Time-Lapse Photography
Compressing time into stunning visual sequences.
What is Time-Lapse Photography?
Time-lapse photography is a technique where a series of photographs or video frames are captured at set intervals over a period of time, then played back at a much faster rate. The result is a video that shows slow processes — cloud movement, sunsets, construction, plant growth — in seconds or minutes.

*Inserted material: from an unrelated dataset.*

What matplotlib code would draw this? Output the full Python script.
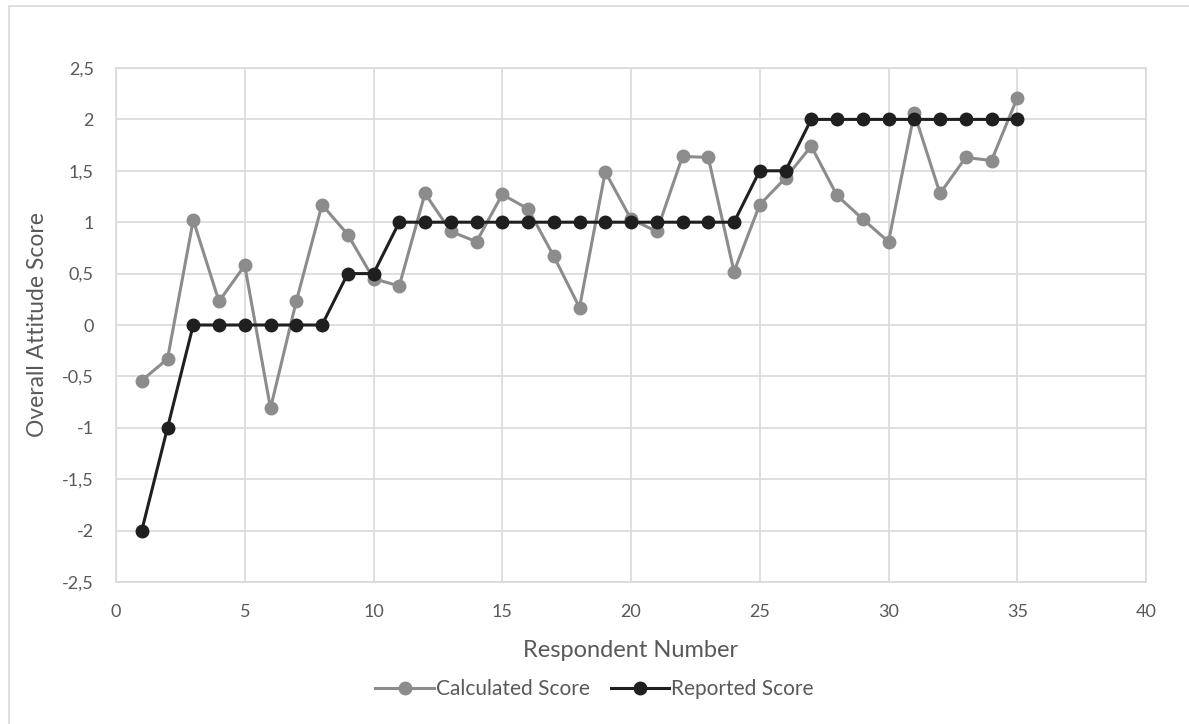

For example, capturing one frame every 10 seconds for 2 hours produces 720 frames. Played back at 24 fps, that's a 30-second video compressing 2 hours of real time.
How Time-Lapse Works
Time-lapse relies on the same principle as regular video: persistence of vision. By capturing frames at intervals and playing them back at standard frame rates, slow changes appear accelerated.
The Math
Total frames needed = desired duration (seconds) × frame rate
Capture interval = total event duration (seconds) ÷ total frames needed
Example: 30-second video at 24 fps = 720 frames. 2-hour event (7,200 seconds) ÷ 720 = 10-second interval.
Interval Calculator
| Event Duration | Target Video | Frame Rate | Interval |
|---|---|---|---|
| 30 minutes | 10 seconds | 24 fps | 7.5 seconds |
| 1 hour | 15 seconds | 24 fps | 10 seconds |
| 2 hours | 30 seconds | 24 fps | 10 seconds |
| 4 hours | 30 seconds | 30 fps | 16 seconds |
| 8 hours | 60 seconds | 24 fps | 20 seconds |
| 24 hours | 60 seconds | 24 fps | 60 seconds |
Essential Equipment
Camera
Any camera with manual controls works: DSLR, mirrorless, smartphone, or webcam. For long shoots, consider power consumption and storage capacity.
Tripod
Essential for stability. Any camera movement between frames creates jitter in the final video.
Intervalometer
A device or software that triggers the camera at precise intervals. Many cameras have built-in intervalometers; otherwise use external hardware or software like DeltaSketch.
Power & Storage
Long time-lapses require significant power and storage. A 4-hour shoot at 10-second intervals produces ~1,440 frames. At 5MB per frame, that's ~7GB of storage.
Best Practices
- Use manual exposure. Auto-exposure causes brightness flicker between frames.
- Shoot in RAW. Maximum flexibility for exposure and color correction in post.
- Lock white balance. Prevents color shifts as lighting changes.
- Use manual focus. Auto-focus can hunt between frames.
- Plan your interval. Calculate before you start. Running out of storage mid-capture is frustrating.
- Monitor battery. Long shoots need external power or frequent battery swaps.
- Check storage. Ensure you have enough space before beginning.
Common Subjects
Clouds & Sky
Fast-moving clouds over landscapes. Intervals of 5–15 seconds work well. Results in dramatic, cinematic footage.
Sunset/Sunrise
Capturing the changing light and colors. Requires careful exposure management. Intervals of 1–5 seconds during the golden hour.
Construction
Buildings going up over weeks or months. Long intervals (minutes to hours) compressed into minutes of video.
Plants Growing
Time-lapse of seedlings, blooming flowers, or vines climbing. Very slow subject — intervals of 15–60 minutes over days.
Traffic & Cities
Cars, pedestrians, urban life. Intervals of 1–3 seconds create flowing light trails from headlights.
Art & Drawing
Capturing the process of creating art. A drawing or painting evolving over hours compressed into seconds.
Post-Processing
After capture, time-lapse sequences typically need:
- Deflickering — smoothing brightness variations between frames
- Color grading — consistent look across the sequence
- Frame interpolation — adding intermediate frames for smoother motion (optional)
- Export — encoding to video format (H.264, H.265, ProRes)
Software like FFmpeg, Adobe Lightroom + LRTimelapse, or DaVinci Resolve can handle these steps.
Hyperlapse vs. Time-Lapse
A hyperlapse is a time-lapse where the camera itself is moving between frames. This creates a dynamic, traveling-through-space effect. Hyperlapses require careful stabilization or post-processing to avoid jitter.
A standard time-lapse keeps the camera stationary, showing change over time at a fixed location.